** Start Listed records **

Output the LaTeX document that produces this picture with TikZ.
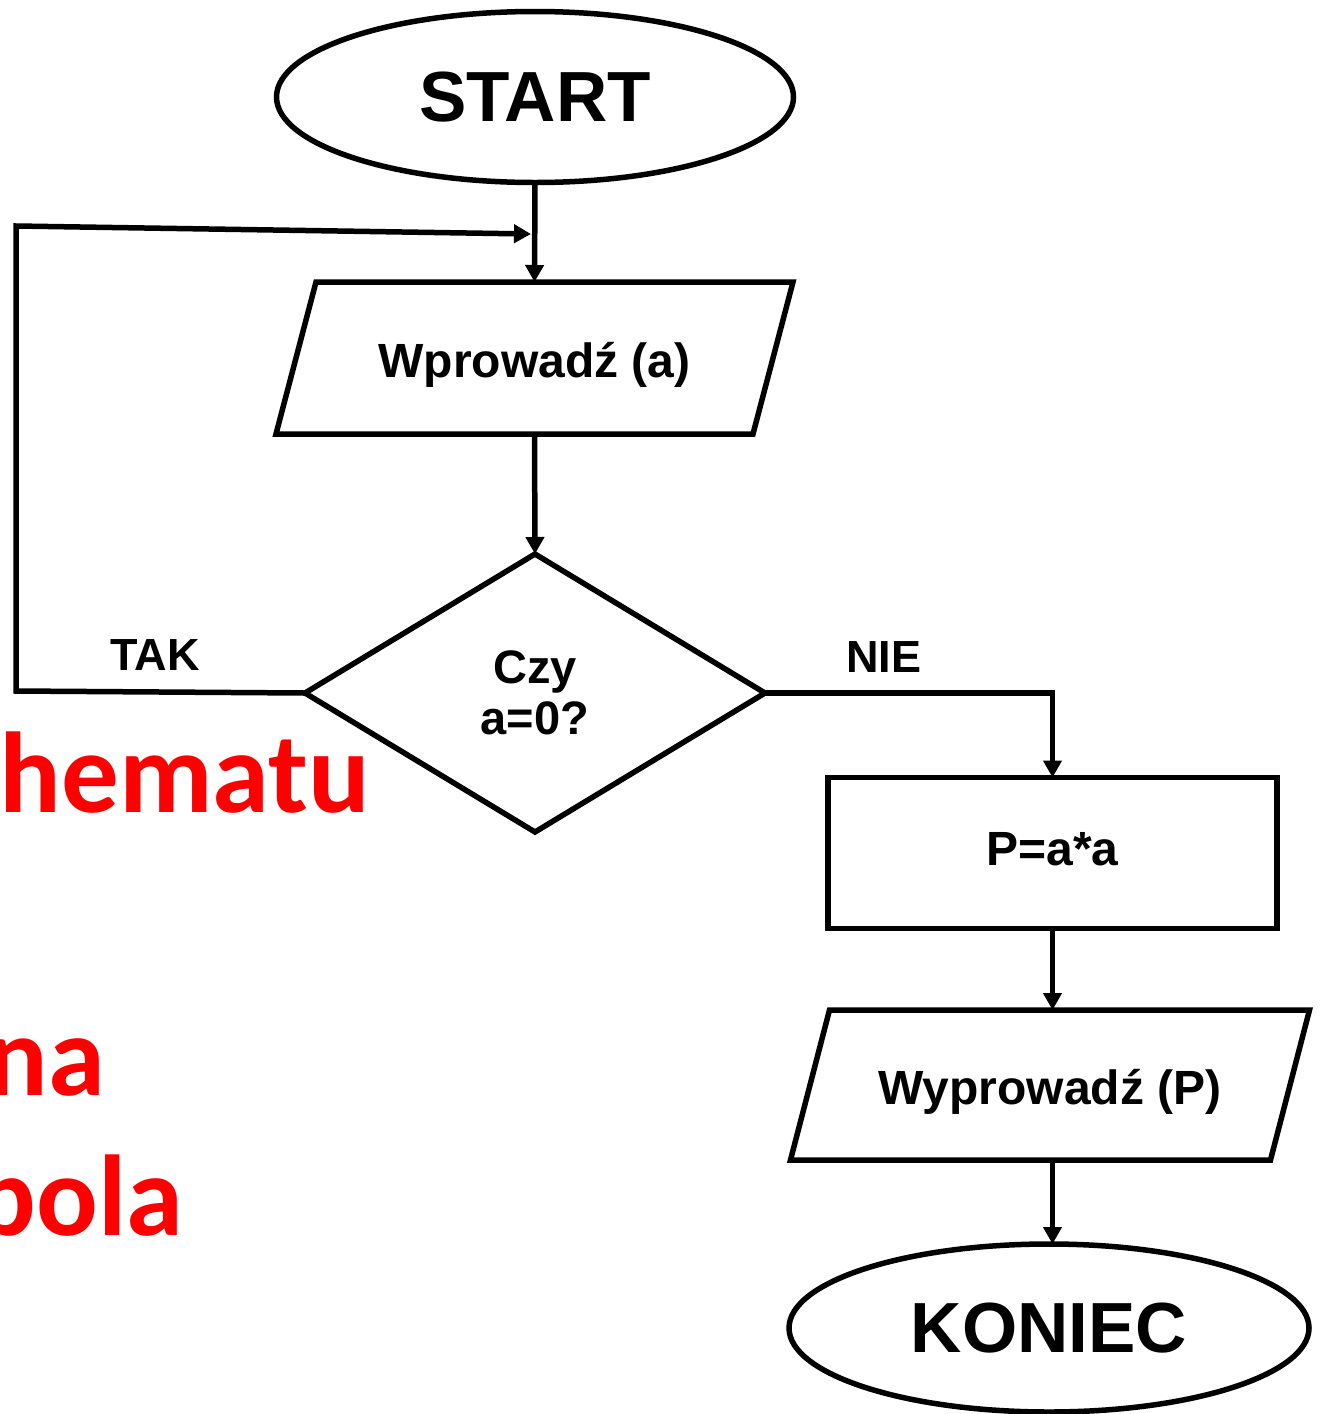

** End Listed records **
** Start Listed records **

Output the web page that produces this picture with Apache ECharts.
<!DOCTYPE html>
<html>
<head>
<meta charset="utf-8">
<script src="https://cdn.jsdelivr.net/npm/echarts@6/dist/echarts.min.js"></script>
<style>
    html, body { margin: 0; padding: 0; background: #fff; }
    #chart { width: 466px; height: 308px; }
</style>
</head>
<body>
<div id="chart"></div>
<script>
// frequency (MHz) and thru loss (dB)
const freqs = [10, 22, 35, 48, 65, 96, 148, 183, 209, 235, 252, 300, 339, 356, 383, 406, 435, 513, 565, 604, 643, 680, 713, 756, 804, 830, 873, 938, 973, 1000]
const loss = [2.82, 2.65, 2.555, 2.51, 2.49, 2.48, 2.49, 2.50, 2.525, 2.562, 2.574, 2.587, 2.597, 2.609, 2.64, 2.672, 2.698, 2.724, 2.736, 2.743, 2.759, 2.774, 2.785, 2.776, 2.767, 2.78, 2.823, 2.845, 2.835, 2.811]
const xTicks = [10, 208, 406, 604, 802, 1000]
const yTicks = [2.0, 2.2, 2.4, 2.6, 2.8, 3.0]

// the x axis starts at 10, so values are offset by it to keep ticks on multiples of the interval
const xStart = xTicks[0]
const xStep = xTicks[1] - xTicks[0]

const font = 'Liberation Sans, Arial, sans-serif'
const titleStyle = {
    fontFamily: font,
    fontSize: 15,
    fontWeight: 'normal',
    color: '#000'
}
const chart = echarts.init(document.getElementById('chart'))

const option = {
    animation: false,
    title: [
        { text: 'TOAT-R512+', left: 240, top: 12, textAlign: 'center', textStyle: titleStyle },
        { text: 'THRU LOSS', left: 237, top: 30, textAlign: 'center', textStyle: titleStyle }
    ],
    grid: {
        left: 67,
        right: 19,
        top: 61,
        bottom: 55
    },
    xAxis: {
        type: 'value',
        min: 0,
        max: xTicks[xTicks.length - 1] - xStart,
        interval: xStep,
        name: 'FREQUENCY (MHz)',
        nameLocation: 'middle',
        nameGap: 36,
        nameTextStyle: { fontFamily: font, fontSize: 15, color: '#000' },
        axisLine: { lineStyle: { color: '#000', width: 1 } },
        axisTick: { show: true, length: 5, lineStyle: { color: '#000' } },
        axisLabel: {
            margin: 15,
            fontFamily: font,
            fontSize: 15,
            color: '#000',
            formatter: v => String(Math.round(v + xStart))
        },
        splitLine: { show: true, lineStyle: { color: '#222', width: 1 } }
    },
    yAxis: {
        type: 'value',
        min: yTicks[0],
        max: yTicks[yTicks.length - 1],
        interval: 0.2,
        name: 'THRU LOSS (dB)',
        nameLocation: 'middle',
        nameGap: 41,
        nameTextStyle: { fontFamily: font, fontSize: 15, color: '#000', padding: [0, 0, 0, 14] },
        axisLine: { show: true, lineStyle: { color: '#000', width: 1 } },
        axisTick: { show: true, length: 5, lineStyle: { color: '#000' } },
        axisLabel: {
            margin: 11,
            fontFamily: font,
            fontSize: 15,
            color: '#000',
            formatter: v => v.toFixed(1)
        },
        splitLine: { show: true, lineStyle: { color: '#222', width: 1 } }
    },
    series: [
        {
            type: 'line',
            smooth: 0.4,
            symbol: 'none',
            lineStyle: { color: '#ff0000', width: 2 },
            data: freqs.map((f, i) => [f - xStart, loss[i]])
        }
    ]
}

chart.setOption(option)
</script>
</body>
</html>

** End Listed records **

Repeat exactly the lines from the one that contains "Output the web" through the one that contains "const xStep = xTicks[1] - xTicks[0]", and only those.

Task response —
Output the web page that produces this picture with Apache ECharts.
<!DOCTYPE html>
<html>
<head>
<meta charset="utf-8">
<script src="https://cdn.jsdelivr.net/npm/echarts@6/dist/echarts.min.js"></script>
<style>
    html, body { margin: 0; padding: 0; background: #fff; }
    #chart { width: 466px; height: 308px; }
</style>
</head>
<body>
<div id="chart"></div>
<script>
// frequency (MHz) and thru loss (dB)
const freqs = [10, 22, 35, 48, 65, 96, 148, 183, 209, 235, 252, 300, 339, 356, 383, 406, 435, 513, 565, 604, 643, 680, 713, 756, 804, 830, 873, 938, 973, 1000]
const loss = [2.82, 2.65, 2.555, 2.51, 2.49, 2.48, 2.49, 2.50, 2.525, 2.562, 2.574, 2.587, 2.597, 2.609, 2.64, 2.672, 2.698, 2.724, 2.736, 2.743, 2.759, 2.774, 2.785, 2.776, 2.767, 2.78, 2.823, 2.845, 2.835, 2.811]
const xTicks = [10, 208, 406, 604, 802, 1000]
const yTicks = [2.0, 2.2, 2.4, 2.6, 2.8, 3.0]

// the x axis starts at 10, so values are offset by it to keep ticks on multiples of the interval
const xStart = xTicks[0]
const xStep = xTicks[1] - xTicks[0]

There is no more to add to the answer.